* RECORDS FOR THE TASK *
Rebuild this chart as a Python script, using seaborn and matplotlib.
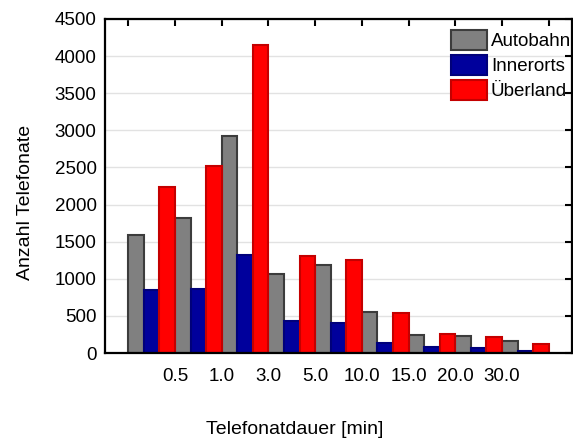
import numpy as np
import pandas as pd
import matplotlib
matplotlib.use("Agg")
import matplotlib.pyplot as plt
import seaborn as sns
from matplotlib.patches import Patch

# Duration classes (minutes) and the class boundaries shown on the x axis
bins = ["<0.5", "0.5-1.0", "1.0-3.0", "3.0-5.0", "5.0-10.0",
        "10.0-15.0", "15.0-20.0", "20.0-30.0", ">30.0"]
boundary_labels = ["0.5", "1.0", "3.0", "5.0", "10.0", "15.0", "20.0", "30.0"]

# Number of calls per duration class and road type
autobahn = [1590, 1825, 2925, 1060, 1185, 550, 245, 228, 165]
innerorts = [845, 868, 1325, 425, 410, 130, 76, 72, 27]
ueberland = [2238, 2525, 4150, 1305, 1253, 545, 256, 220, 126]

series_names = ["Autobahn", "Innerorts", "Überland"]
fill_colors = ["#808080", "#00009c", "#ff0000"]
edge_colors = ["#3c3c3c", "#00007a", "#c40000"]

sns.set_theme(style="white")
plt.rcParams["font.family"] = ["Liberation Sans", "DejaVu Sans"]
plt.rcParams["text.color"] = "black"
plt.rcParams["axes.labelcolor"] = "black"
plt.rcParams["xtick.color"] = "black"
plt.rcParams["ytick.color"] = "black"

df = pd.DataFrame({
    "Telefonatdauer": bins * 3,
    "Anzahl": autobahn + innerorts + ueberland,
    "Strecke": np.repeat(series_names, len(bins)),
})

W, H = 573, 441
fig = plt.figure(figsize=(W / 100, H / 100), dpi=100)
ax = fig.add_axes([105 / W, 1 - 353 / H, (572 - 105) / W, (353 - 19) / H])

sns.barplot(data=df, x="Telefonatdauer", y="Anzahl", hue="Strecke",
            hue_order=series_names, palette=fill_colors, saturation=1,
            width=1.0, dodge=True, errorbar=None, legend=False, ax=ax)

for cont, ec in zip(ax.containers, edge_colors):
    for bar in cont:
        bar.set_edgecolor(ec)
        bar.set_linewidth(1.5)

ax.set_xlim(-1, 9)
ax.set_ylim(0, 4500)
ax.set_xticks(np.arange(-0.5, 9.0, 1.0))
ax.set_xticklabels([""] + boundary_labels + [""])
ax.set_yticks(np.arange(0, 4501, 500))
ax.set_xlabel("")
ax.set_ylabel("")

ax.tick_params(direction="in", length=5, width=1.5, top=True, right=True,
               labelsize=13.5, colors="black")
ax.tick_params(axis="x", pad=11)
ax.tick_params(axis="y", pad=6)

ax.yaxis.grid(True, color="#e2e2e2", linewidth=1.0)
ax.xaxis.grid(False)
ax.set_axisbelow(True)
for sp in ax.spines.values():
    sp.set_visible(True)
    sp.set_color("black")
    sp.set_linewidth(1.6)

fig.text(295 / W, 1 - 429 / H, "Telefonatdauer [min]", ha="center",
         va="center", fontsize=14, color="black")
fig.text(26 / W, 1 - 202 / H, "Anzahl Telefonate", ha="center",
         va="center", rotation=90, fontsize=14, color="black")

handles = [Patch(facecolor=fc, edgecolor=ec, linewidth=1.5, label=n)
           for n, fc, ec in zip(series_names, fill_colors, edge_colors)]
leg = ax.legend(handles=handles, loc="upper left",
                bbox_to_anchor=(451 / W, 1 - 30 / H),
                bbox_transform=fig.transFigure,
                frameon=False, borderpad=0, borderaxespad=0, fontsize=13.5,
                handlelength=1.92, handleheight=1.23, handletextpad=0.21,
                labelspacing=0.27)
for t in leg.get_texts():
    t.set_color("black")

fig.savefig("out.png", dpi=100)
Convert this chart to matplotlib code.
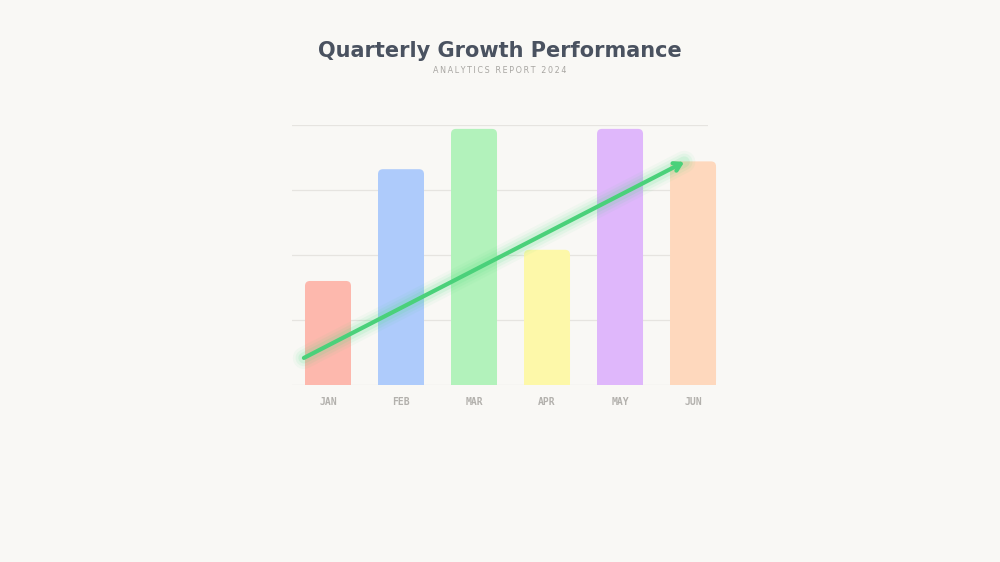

* DIRECTIVE *
From the records given above, copy all lines containing "matplotlib".

* RESULT *
Rebuild this chart as a Python script, using seaborn and matplotlib.
import matplotlib
matplotlib.use("Agg")
import matplotlib.pyplot as plt
from matplotlib.patches import Patch
Convert this chart to matplotlib code.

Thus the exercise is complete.